Recent cases in the news have renewed debate over the use and necessity of Canada’s Temporary Foreign Worker Program.
McDonald’s franchises in Alberta and British Columbia have been at the centre of this most recent controversy, after stories emerged of Canadian workers being passed over for their foreign counterparts. Employers are allegedly engaging in such practices because temporary foreign workers often will perform more menial tasks for less money.
Such stories have not been received well by a Canadian public that has been struggling to recover from the recent economic recession. They are also indicative of the need to better address Canada’s labour concerns, according to a recent editorial in the Globe and Mail.
It is much more beneficial, the editors argue, to use Canada’s immigration system to bring skilled workers into the country on a permanent basis.

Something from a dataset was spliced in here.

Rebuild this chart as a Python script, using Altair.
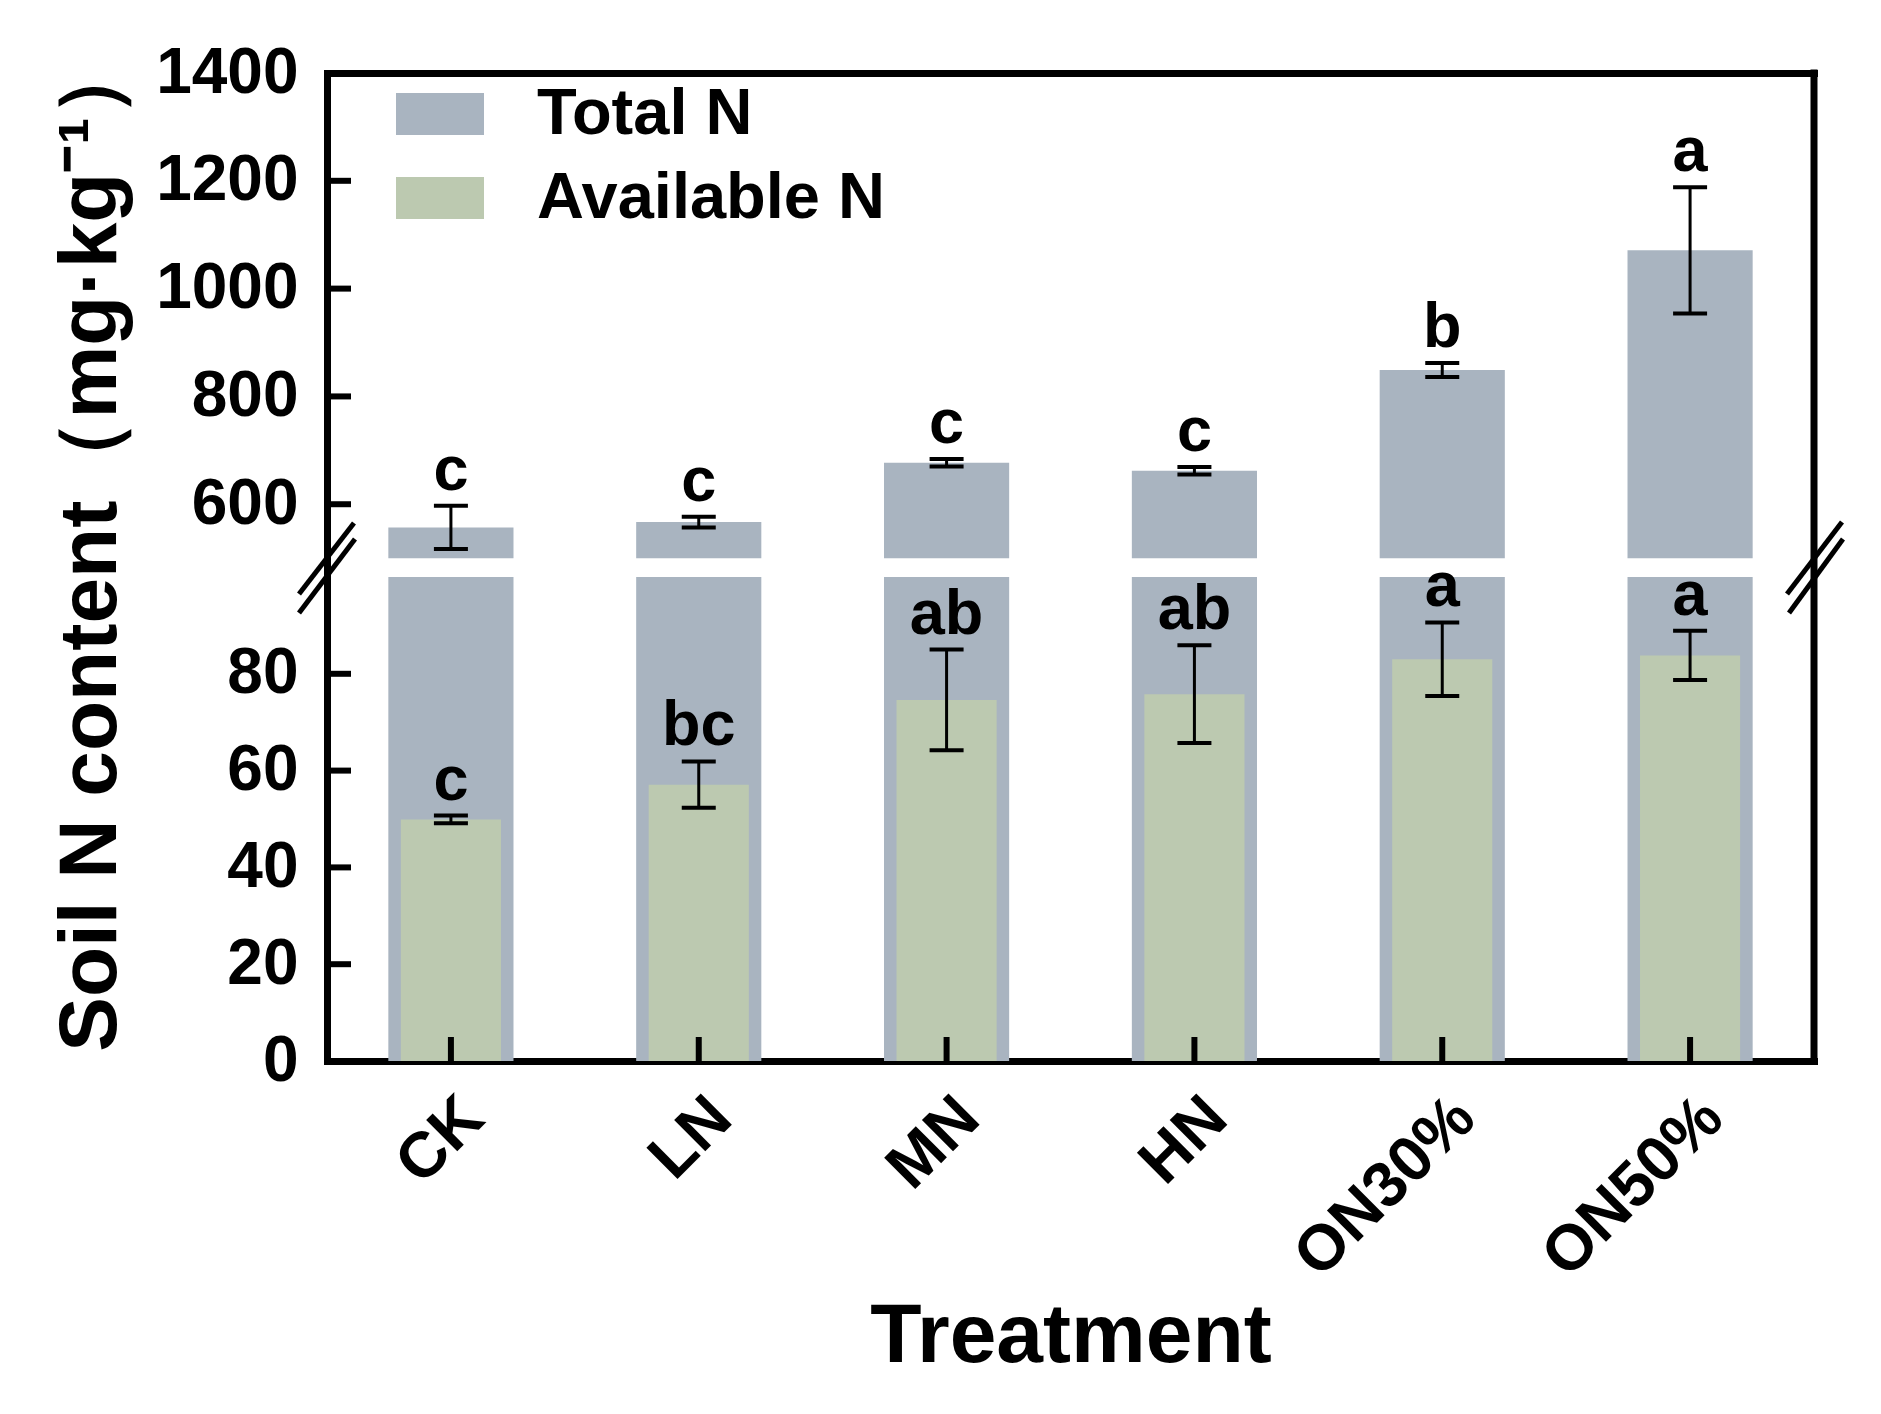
import altair as alt
import pandas as pd

# ---------------- data ----------------
treatments = ["CK", "LN", "MN", "HN", "ON30%", "ON50%"]
total_n = [557, 567, 677, 662, 849, 1071]
total_err = [40, 10, 7, 7, 13, 117]
total_letters = ["c", "c", "c", "c", "b", "a"]
avail_n = [49.9, 57.1, 74.6, 75.8, 83.0, 83.8]
avail_err = [0.8, 4.8, 10.4, 10.1, 7.6, 5.1]
avail_letters = ["c", "bc", "ab", "ab", "a", "a"]
upper_ticks = [600, 800, 1000, 1200, 1400]
lower_ticks = [0, 20, 40, 60, 80]
series = ["Total N", "Available N"]
colors = ["#A9B4C0", "#BCC9B0"]

df = pd.DataFrame({
    "treatment": treatments,
    "total": total_n,
    "total_lo": [v - e for v, e in zip(total_n, total_err)],
    "total_hi": [v + e for v, e in zip(total_n, total_err)],
    "total_letter": total_letters,
    "avail": avail_n,
    "avail_lo": [v - e for v, e in zip(avail_n, avail_err)],
    "avail_hi": [v + e for v, e in zip(avail_n, avail_err)],
    "avail_letter": avail_letters,
    "series": ["Total N"] * len(treatments),
})
up_ticks_df = pd.DataFrame({"v": upper_ticks})
lo_ticks_df = pd.DataFrame({"v": lower_ticks})

# ---------------- layout constants ----------------
W = 1487
HU = 504
HL = 484
FONT = "Liberation Sans, Arial, Helvetica, sans-serif"
FRAME = 7
TICKLEN = 24

xscale = alt.Scale(domain=treatments, paddingInner=0, paddingOuter=0)
yu_scale = alt.Scale(domain=[465, 1400], nice=False, zero=False)
yl_scale = alt.Scale(domain=[0, 100], nice=False)

one = alt.Data(values=[{}])


def xs():
    return alt.X("treatment:N", scale=xscale, sort=treatments)


# ---------------- upper panel ----------------
base_u = alt.Chart(df)

x_top = alt.X("treatment:N", scale=xscale, sort=treatments,
              axis=alt.Axis(orient="top", labels=False, ticks=False, title=None,
                            domainWidth=FRAME, domainColor="black", domainCap="square",
                            grid=False))

upper_bars = base_u.mark_bar(width=alt.RelativeBandSize(0.505)).encode(
    x=x_top,
    y=alt.Y("total:Q", scale=yu_scale,
            axis=alt.Axis(values=upper_ticks, format="d", ticks=False, grid=False,
                          domainWidth=FRAME, domainColor="black", domainCap="square",
                          labelFontSize=64, labelFont=FONT, labelFontWeight="bold",
                          labelColor="black", labelPadding=29,
                          title="Soil N content（mg·kg⁻¹）",
                          titleFontSize=82, titleFont=FONT, titleFontWeight="bold",
                          titleColor="black", titleAngle=270, titleAlign="center",
                          titleBaseline="alphabetic", titleX=-212, titleY=470)),
    y2=alt.datum(500),
    color=alt.Color("series:N",
                    scale=alt.Scale(domain=series, range=colors),
                    legend=alt.Legend(orient="none", legendX=69, legendY=-3,
                                      title=None, padding=0,
                                      symbolType="M-1,-0.477H1V0.477H-1Z",
                                      symbolSize=7744, symbolStrokeWidth=0,
                                      symbolOpacity=1,
                                      labelFontSize=65, labelFont=FONT,
                                      labelFontWeight="bold", labelColor="black",
                                      labelOffset=53, rowPadding=7, labelLimit=0)),
)

upper_err = base_u.mark_rule(strokeWidth=3, color="black").encode(
    x=xs(), y=alt.Y("total_lo:Q", scale=yu_scale), y2="total_hi:Q",
)
upper_cap_hi = base_u.mark_tick(thickness=4, size=34, color="black", opacity=1).encode(
    x=xs(), y=alt.Y("total_hi:Q", scale=yu_scale),
)
upper_cap_lo = base_u.mark_tick(thickness=4, size=34, color="black", opacity=1).encode(
    x=xs(), y=alt.Y("total_lo:Q", scale=yu_scale),
)
upper_text = base_u.mark_text(fontSize=63, font=FONT, fontWeight="bold", color="black",
                              baseline="alphabetic", dy=-16).encode(
    x=xs(), y=alt.Y("total_hi:Q", scale=yu_scale), text="total_letter:N",
)
upper_yticks = alt.Chart(up_ticks_df).mark_rule(strokeWidth=6, color="black").encode(
    y=alt.Y("v:Q", scale=yu_scale),
    x=alt.value(0), x2=alt.value(TICKLEN),
)
upper_right = alt.Chart(one).mark_rule(strokeWidth=FRAME, color="black").encode(
    x=alt.value(W), y=alt.value(-FRAME / 2), y2=alt.value(HU),
)

upper = alt.layer(upper_bars, upper_err, upper_cap_hi, upper_cap_lo, upper_text,
                  upper_yticks, upper_right).properties(width=W, height=HU)

# ---------------- lower panel ----------------
base_l = alt.Chart(df)

x_bot = alt.X("treatment:N", scale=xscale, sort=treatments,
              axis=alt.Axis(orient="bottom", ticks=False, grid=False,
                            domainWidth=FRAME, domainColor="black", domainCap="square",
                            labelAngle=315, labelAlign="right", labelBaseline="top",
                            labelPadding=24, labelFontSize=64, labelFont=FONT,
                            labelFontWeight="bold", labelColor="black", labelLimit=0,
                            title="Treatment", titleFontSize=84, titleFont=FONT,
                            titleFontWeight="bold", titleColor="black",
                            titlePadding=34))

lower_grey = base_l.mark_bar(width=alt.RelativeBandSize(0.505), clip=True,
                             color=colors[0]).encode(
    x=x_bot,
    y=alt.Y("total:Q", scale=yl_scale,
            axis=alt.Axis(values=lower_ticks, format="d", ticks=False, grid=False,
                          domainWidth=FRAME, domainColor="black", domainCap="square",
                          labelFontSize=64, labelFont=FONT, labelFontWeight="bold",
                          labelColor="black", labelPadding=29, title=None)),
)
lower_green = base_l.mark_bar(width=alt.RelativeBandSize(0.404), color=colors[1]).encode(
    x=xs(), y=alt.Y("avail:Q", scale=yl_scale),
)
lower_err = base_l.mark_rule(strokeWidth=3, color="black").encode(
    x=xs(), y=alt.Y("avail_lo:Q", scale=yl_scale), y2="avail_hi:Q",
)
lower_cap_hi = base_l.mark_tick(thickness=4, size=34, color="black", opacity=1).encode(
    x=xs(), y=alt.Y("avail_hi:Q", scale=yl_scale),
)
lower_cap_lo = base_l.mark_tick(thickness=4, size=34, color="black", opacity=1).encode(
    x=xs(), y=alt.Y("avail_lo:Q", scale=yl_scale),
)
lower_text = base_l.mark_text(fontSize=63, font=FONT, fontWeight="bold", color="black",
                              baseline="alphabetic", dy=-16).encode(
    x=xs(), y=alt.Y("avail_hi:Q", scale=yl_scale), text="avail_letter:N",
)
lower_yticks = alt.Chart(lo_ticks_df).mark_rule(strokeWidth=6, color="black").encode(
    y=alt.Y("v:Q", scale=yl_scale),
    x=alt.value(0), x2=alt.value(TICKLEN),
)
lower_xticks = base_l.mark_rule(strokeWidth=6, color="black").encode(
    x=xs(), y=alt.value(HL), y2=alt.value(HL - TICKLEN),
)
lower_right = alt.Chart(one).mark_rule(strokeWidth=FRAME, color="black").encode(
    x=alt.value(W), y=alt.value(0), y2=alt.value(HL + FRAME / 2),
)


# axis-break marks (double slashes) on left and right frame lines
def slash(x1, y1, x2, y2):
    return alt.Chart(one).mark_rule(strokeWidth=5, color="black").encode(
        x=alt.value(x1), y=alt.value(y1), x2=alt.value(x2), y2=alt.value(y2))


breaks = [
    slash(-28, 17, 27, -54), slash(-28, 36, 28, -38),
    slash(W - 27, 17, W + 28, -55), slash(W - 25, 36, W + 29, -38),
]

lower = alt.layer(lower_grey, lower_green, lower_err, lower_cap_hi, lower_cap_lo,
                  lower_text, lower_yticks, lower_xticks, lower_right,
                  *breaks).properties(width=W, height=HL)

chart = alt.vconcat(upper, lower, spacing=0, bounds="flush").resolve_scale(
    y="independent", color="independent"
).configure_view(stroke=None).properties(
    padding={"left": 40, "top": 26, "right": 20, "bottom": 60},
    background="white",
)

chart.save("out.html", embed_options={"renderer": "svg", "actions": False})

Skilled workers have experience, education, and the motivation to succeed in this country. Temporary workers might be just as motivated, but are often used to fill low-paying, low-skilled positions that Canadians would not want.
It becomes a concern – not only for temporary foreign workers, but for all Canadians – when employers would rather import low-skilled workers willing to settle for less pay and worse conditions rather than improve wages and conditions for all workers.
The Temporary Foreign Worker program is currently suspended until Labour Minister Jason Kenney unveils reforms in the coming weeks. The program has been subject to many reforms in recent years, but some critics argue that the program should be scrapped altogether.